Maintain and Prune Your Plants
Strawberries thrive with a bit of grooming. Start by trimming the stolons close to the ground. If you have an eye on multiplying your plants, leave a few stolons. Next, remove any damaged or diseased leaves to prevent your plants from being weakened.
It's also beneficial to clear all leaves 20 days after the harvest. This helps concentrate the plant's energy on the root system, fostering more robust growth.
Feed Your Plants Right
Fertilizing isn't just about increasing production; it also enhances the taste of your strawberries. Notably, a light dose of potassium is needed in fall right before winter. This can be achieved by using wood ashes.

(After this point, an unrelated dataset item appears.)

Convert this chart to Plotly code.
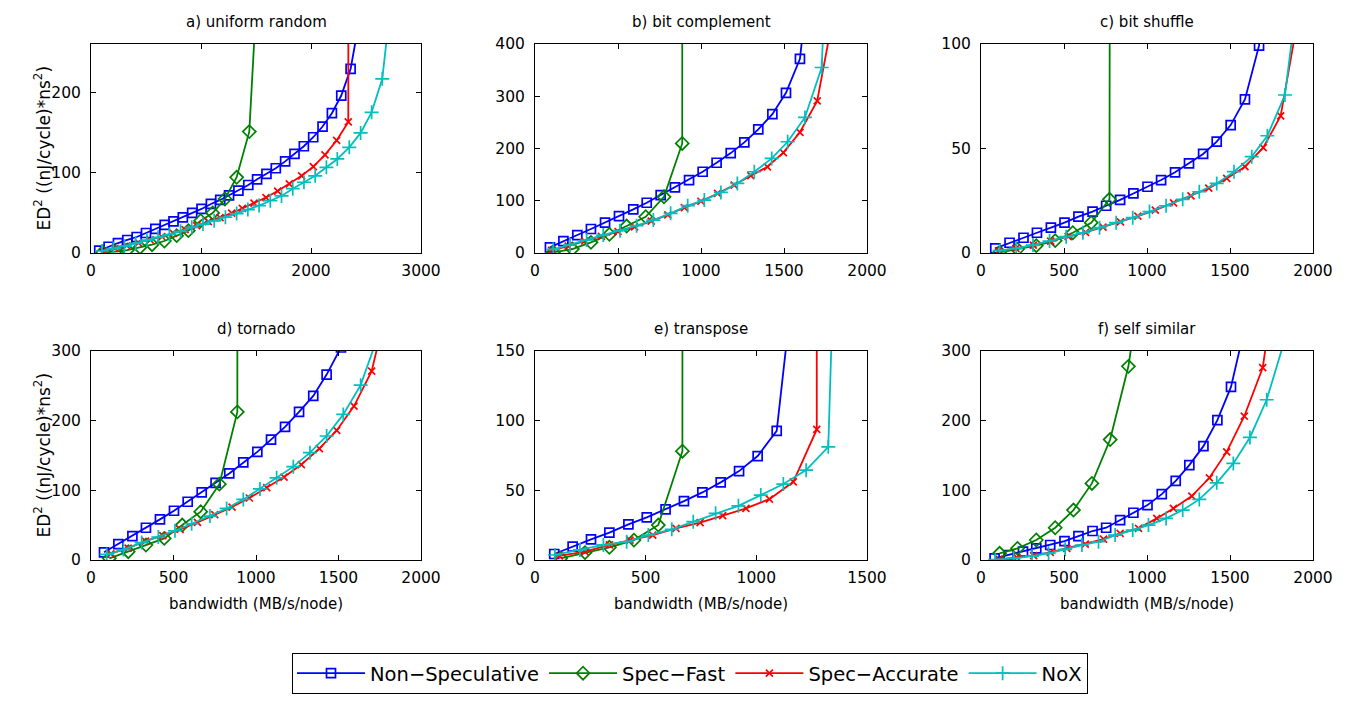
import plotly.graph_objects as go

SERIES = ["Non−Speculative", "Spec−Fast", "Spec−Accurate", "NoX"]
TITLES = ["a) uniform random", "b) bit complement", "c) bit shuffle",
          "d) tornado", "e) transpose", "f) self similar"]

# a) uniform random
A_NS_X = [75, 160, 245, 330, 415, 500, 585, 670, 750, 835, 920, 1005, 1090, 1175, 1255, 1340, 1430, 1510, 1595, 1680, 1765, 1850, 1935, 2020, 2105, 2190, 2275, 2360, 2440]
A_NS_Y = [2.9, 7.8, 12.4, 16.2, 19.9, 24.9, 29.9, 34.9, 39.4, 44.4, 49.8, 54.8, 61, 66, 71.8, 77.6, 84.6, 91.7, 98.4, 105.4, 114, 123.2, 132.8, 144, 157.3, 173.9, 195.9, 229, 290]
A_SF_X = [106, 218, 330, 445, 555, 667, 779, 885, 997, 1106, 1218, 1324, 1439, 1530]
A_SF_Y = [1, 1.6, 3.7, 7, 10.3, 14.9, 21.6, 27.8, 40.2, 49.8, 67.2, 94.2, 151, 380]
A_SA_X = [113, 219, 325, 431, 537, 643, 749, 855, 961, 1067, 1173, 1279, 1376, 1482, 1591, 1697, 1803, 1915, 2021, 2127, 2233, 2339, 2345]
A_SA_Y = [2.5, 5.8, 9, 12.5, 16.5, 20.5, 24.5, 29, 34, 39, 44, 49.5, 55.6, 62, 69, 77, 86, 96, 107.5, 122, 140, 163, 1500]
A_NX_X = [100, 202, 304, 406, 508, 610, 712, 814, 916, 1018, 1120, 1222, 1324, 1426, 1528, 1630, 1732, 1834, 1936, 2038, 2140, 2239, 2348, 2451, 2551, 2648, 2740]
A_NX_Y = [2.5, 5.5, 8.5, 12, 16, 19.5, 23, 27, 32, 36, 40, 44.5, 49, 54, 59, 65, 71, 80, 88, 96, 106.6, 117, 131.5, 149.4, 175, 216.7, 330]

# b) bit complement
B_NS_X = [90, 171, 255, 337, 422, 506, 592, 673, 757, 843, 928, 1010, 1094, 1179, 1261, 1345, 1430, 1512, 1596, 1640]
B_NS_Y = [10.8, 22.9, 34.4, 45.9, 58, 70.7, 83.5, 96.2, 110.9, 125.6, 139.6, 155.5, 172.7, 191.2, 211.6, 236.5, 265.8, 306.5, 371.5, 500]
B_SF_X = [110, 225, 337, 448, 552, 667, 777, 887, 888]
B_SF_Y = [1.3, 7.6, 20.4, 35.7, 51.6, 69.4, 107.6, 209.7, 2000]
B_SA_X = [100, 200, 300, 400, 500, 600, 700, 800, 900, 1000, 1100, 1200, 1300, 1400, 1496, 1596, 1700, 1800]
B_SA_Y = [5, 13, 23, 32, 41, 50, 61, 73, 87, 99, 114, 130, 148, 165, 192, 231, 291, 460]
B_NX_X = [110, 211, 311, 411, 512, 612, 713, 817, 920, 1020, 1120, 1219, 1321, 1426, 1522, 1626, 1727, 1760]
B_NX_Y = [7, 15.3, 24.9, 34.4, 42.7, 52.3, 63.1, 75.9, 90.5, 101.3, 115.9, 133.1, 155.5, 181, 212.9, 259.4, 355, 600]

# c) bit shuffle
C_NS_X = [86, 172, 256, 337, 421, 503, 587, 672, 754, 838, 918, 1003, 1085, 1169, 1253, 1338, 1420, 1504, 1590, 1675, 1700]
C_NS_Y = [2.2, 4.9, 7.3, 9.7, 12.1, 14.5, 17.4, 19.8, 22.6, 25.4, 28.5, 31.7, 34.9, 38.6, 42.9, 47.4, 53.3, 61.2, 73.5, 99.2, 130]
C_SF_X = [112, 220, 333, 447, 553, 664, 774, 782]
C_SF_Y = [0.3, 1.8, 3.5, 5.9, 9.7, 14.5, 25.7, 500]
C_SA_X = [105, 210, 315, 420, 525, 630, 735, 840, 945, 1050, 1160, 1265, 1372, 1480, 1590, 1700, 1805, 1900]
C_SA_Y = [1, 2.2, 3.8, 5.7, 7.8, 9.9, 12.4, 14.9, 17.6, 20.5, 24, 27.3, 31, 35.7, 41.3, 50.4, 65.6, 108]
C_NX_X = [112, 212, 313, 413, 513, 614, 714, 814, 914, 1015, 1115, 1215, 1315, 1420, 1524, 1631, 1725, 1831, 1920]
C_NX_Y = [1.1, 2.2, 3.8, 5.7, 7.8, 9.7, 12.1, 14.5, 16.9, 19.8, 22.6, 25.7, 29.3, 33.3, 38.9, 46.1, 56.1, 75.6, 132]

# d) tornado
D_NS_X = [79, 166, 251, 333, 418, 503, 586, 671, 755, 838, 923, 1008, 1091, 1176, 1261, 1347, 1428, 1515]
D_NS_Y = [11, 22.9, 34.4, 46.3, 58.3, 70.7, 83.6, 97, 110.8, 124.3, 140, 155.2, 172.9, 191, 212.6, 235.5, 266.2, 305]
D_SF_X = [111, 226, 333, 444, 553, 665, 778, 887, 888]
D_SF_Y = [2.4, 11.9, 21.5, 31, 50.2, 69.3, 108.9, 212.6, 2000]
D_SA_X = [120, 225, 330, 435, 540, 645, 750, 855, 960, 1065, 1170, 1275, 1384, 1489, 1594, 1701, 1780]
D_SA_Y = [9, 17, 27, 35, 44, 54, 65, 76, 89, 104, 119, 137, 160, 186, 221, 271, 350]
D_NX_X = [95, 196, 307, 408, 509, 610, 721, 822, 923, 1024, 1125, 1226, 1327, 1428, 1529, 1634, 1760]
D_NX_Y = [8, 15, 25, 33, 42, 52, 63, 74, 87, 102, 118, 134, 154, 178, 209, 251, 335]

# e) transpose
E_NS_X = [87, 170, 253, 336, 422, 505, 590, 673, 756, 839, 922, 1006, 1092, 1150]
E_NS_Y = [4.3, 9.6, 14.8, 19.6, 25.6, 30.6, 36.3, 42.3, 48.5, 55.7, 63.8, 74.6, 92.7, 175]
E_SF_X = [116, 226, 336, 447, 557, 666, 667]
E_SF_Y = [1.2, 5.3, 9.1, 14.3, 25.1, 78.1, 2000]
E_SA_X = [110, 226, 336, 429, 532, 637, 746, 848, 953, 1059, 1167, 1273, 1275]
E_SA_Y = [2.9, 6, 10.8, 14.3, 17.9, 22.7, 26.8, 31.8, 37, 43.7, 56.1, 93.7, 2000]
E_NX_X = [90, 203, 309, 414, 512, 618, 715, 816, 919, 1020, 1122, 1225, 1325, 1346]
E_NX_Y = [3.6, 7.2, 10.8, 13.1, 17.9, 22, 27.5, 33.5, 38.9, 46.6, 54.5, 64.5, 81.2, 190]

# f) self similar
F_NS_X = [82, 166, 253, 333, 417, 503, 587, 672, 754, 838, 918, 1003, 1089, 1173, 1255, 1340, 1424, 1506, 1590]
F_NS_Y = [2.4, 7.2, 11.9, 16.7, 21.5, 27.2, 34.4, 41.6, 46.3, 57.3, 67.8, 78.8, 94.6, 113.7, 136.2, 163.4, 200.7, 248.4, 335]
F_SF_X = [112, 220, 333, 447, 557, 668, 778, 888, 920]
F_SF_Y = [9.6, 16.7, 28.7, 46.3, 71.7, 109.9, 172.9, 278, 330]
F_SA_X = [106, 217, 317, 417, 517, 628, 738, 838, 949, 1059, 1159, 1270, 1376, 1480, 1586, 1697, 1730]
F_SA_Y = [1, 3.3, 6.2, 11, 16.7, 22.9, 30.1, 38.2, 45.4, 59.7, 74, 91.7, 118, 155.2, 206.4, 276, 330]
F_NX_X = [86, 196, 307, 407, 507, 608, 708, 808, 914, 1009, 1115, 1215, 1315, 1420, 1520, 1620, 1721, 1860]
F_NX_Y = [0.5, 2.4, 5.7, 9.6, 15.3, 21.5, 26.2, 35.8, 43, 50.2, 59.7, 71.7, 87, 110.8, 138.6, 175.9, 230, 340]

PANELS = [
    [(A_NS_X, A_NS_Y), (A_SF_X, A_SF_Y), (A_SA_X, A_SA_Y), (A_NX_X, A_NX_Y)],
    [(B_NS_X, B_NS_Y), (B_SF_X, B_SF_Y), (B_SA_X, B_SA_Y), (B_NX_X, B_NX_Y)],
    [(C_NS_X, C_NS_Y), (C_SF_X, C_SF_Y), (C_SA_X, C_SA_Y), (C_NX_X, C_NX_Y)],
    [(D_NS_X, D_NS_Y), (D_SF_X, D_SF_Y), (D_SA_X, D_SA_Y), (D_NX_X, D_NX_Y)],
    [(E_NS_X, E_NS_Y), (E_SF_X, E_SF_Y), (E_SA_X, E_SA_Y), (E_NX_X, E_NX_Y)],
    [(F_NS_X, F_NS_Y), (F_SF_X, F_SF_Y), (F_SA_X, F_SA_Y), (F_NX_X, F_NX_Y)],
]

X_RANGES = [3000, 2000, 2000, 2000, 1500, 2000]
X_DTICK = [1000, 500, 500, 500, 500, 500]
Y_RANGES = [260, 400, 100, 300, 150, 300]
Y_DTICK = [100, 100, 50, 100, 50, 100]

COLORS = ["#0000FF", "#008000", "#FF0000", "#00BFBF"]
SYMBOLS = ["square-open", "diamond-open", "x-thin", "cross-thin"]
MSIZES = [9, 10, 7, 10]

# the page has an 8px body margin: size the figure so the page fits the window
OFF = 8
W, H = 1358 - 2 * OFF, 702 - 2 * OFF
COLS_PX = [(91, 421), (535, 867), (981, 1313)]
ROWS_PX = [(44, 253), (351, 560)]
FONT = "DejaVu Sans, Liberation Sans, Arial, sans-serif"


def px(X):
    return (X - OFF) / W


def py(Y):
    return 1 - (Y - OFF) / H


fig = go.Figure()
layout = dict(width=W, height=H, margin=dict(l=0, r=0, t=0, b=0),
              paper_bgcolor="white", plot_bgcolor="white",
              font=dict(family=FONT, size=15, color="black"))
annotations = []
for p in range(6):
    r, c = divmod(p, 3)
    ax = "" if p == 0 else str(p + 1)
    x0, x1 = COLS_PX[c]
    y0, y1 = ROWS_PX[r]
    axis_common = dict(showgrid=False, zeroline=False, showline=True, linecolor="black",
                       linewidth=1, mirror="ticks", ticks="inside", ticklen=5,
                       tickcolor="black", tickfont=dict(size=15.5, family=FONT),
                       automargin=False)
    layout["xaxis" + ax] = dict(domain=[px(x0), px(x1)], range=[0, X_RANGES[p]],
                                dtick=X_DTICK[p], tick0=0, anchor="y" + ax,
                                ticklabelstandoff=3, **axis_common)
    layout["yaxis" + ax] = dict(domain=[py(y1), py(y0)], range=[0, Y_RANGES[p]],
                                dtick=Y_DTICK[p], tick0=0, anchor="x" + ax,
                                ticklabelstandoff=6, **axis_common)
    for s in range(4):
        xs, ys = PANELS[p][s]
        fig.add_trace(go.Scatter(
            x=xs, y=ys, mode="lines+markers", name=SERIES[s],
            legendgroup=SERIES[s], showlegend=(p == 0),
            line=dict(color=COLORS[s], width=1.8),
            marker=dict(symbol=SYMBOLS[s], size=MSIZES[s], color=COLORS[s],
                        line=dict(color=COLORS[s], width=1.7)),
            xaxis="x" + ax, yaxis="y" + ax, cliponaxis=True))
    annotations.append(dict(text=TITLES[p], x=px((x0 + x1) / 2), y=py(y0 - 22),
                            xref="paper", yref="paper", showarrow=False,
                            xanchor="center", yanchor="middle", font=dict(size=15)))
    if r == 1:
        annotations.append(dict(text="bandwidth (MB/s/node)", x=px((x0 + x1) / 2),
                                y=py(604), xref="paper", yref="paper", showarrow=False,
                                xanchor="center", yanchor="middle", font=dict(size=15)))
    if c == 0:
        annotations.append(dict(text="ED<sup>2</sup> ((nJ/cycle)*ns<sup>2</sup>)",
                                x=px(42), y=py((y0 + y1) / 2), xref="paper", yref="paper",
                                showarrow=False, textangle=-90, xanchor="center",
                                yanchor="middle", font=dict(size=17)))

layout["annotations"] = annotations
# legend kept fully inside the figure so it does not push the margins
layout["legend"] = dict(orientation="h", x=px(690), xanchor="center", y=0,
                        yanchor="bottom", bordercolor="black", borderwidth=1,
                        bgcolor="white", itemwidth=68, font=dict(size=19.5, family=FONT))
fig.update_layout(**layout)
fig.write_html("out.html")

In addition to potassium, strawberries flourish in humus-rich soil. Therefore, adding mature compost to your soil can contribute significantly towards your plants' health.
Shield Your Strawberries from Winter’s Grasp
Despite being hardy in nature, strawberries aren't fans of humidity. Paired with frost, it poses serious threats to your plants. Mulching goes a long way in wintering your strawberries successfully.
Before mulching, ensure you rid your strawberry beds of weeds manually. Pine cone mulch works wonders due to its slightly acidic nature – which is favored by strawberries. Yet, straw or fern leaves are also valid options as they decay into natural organic matter.
Caring for Potted Strawberries
Strawberries grown in pots necessitate slightly different care. During severe frosts, the pots need protection. They should be placed in a sheltered location with good sun exposure. Interestingly, no watering is required in the heart of winter for potted strawberries.
Keep Your Strawberries Weed-Free
Throughout the year, make sure to keep your strawberries clear of weeds. By the time winter rolls around, each plant should be clean and well-cleared to endure the season and produce a bountiful harvest in the coming year.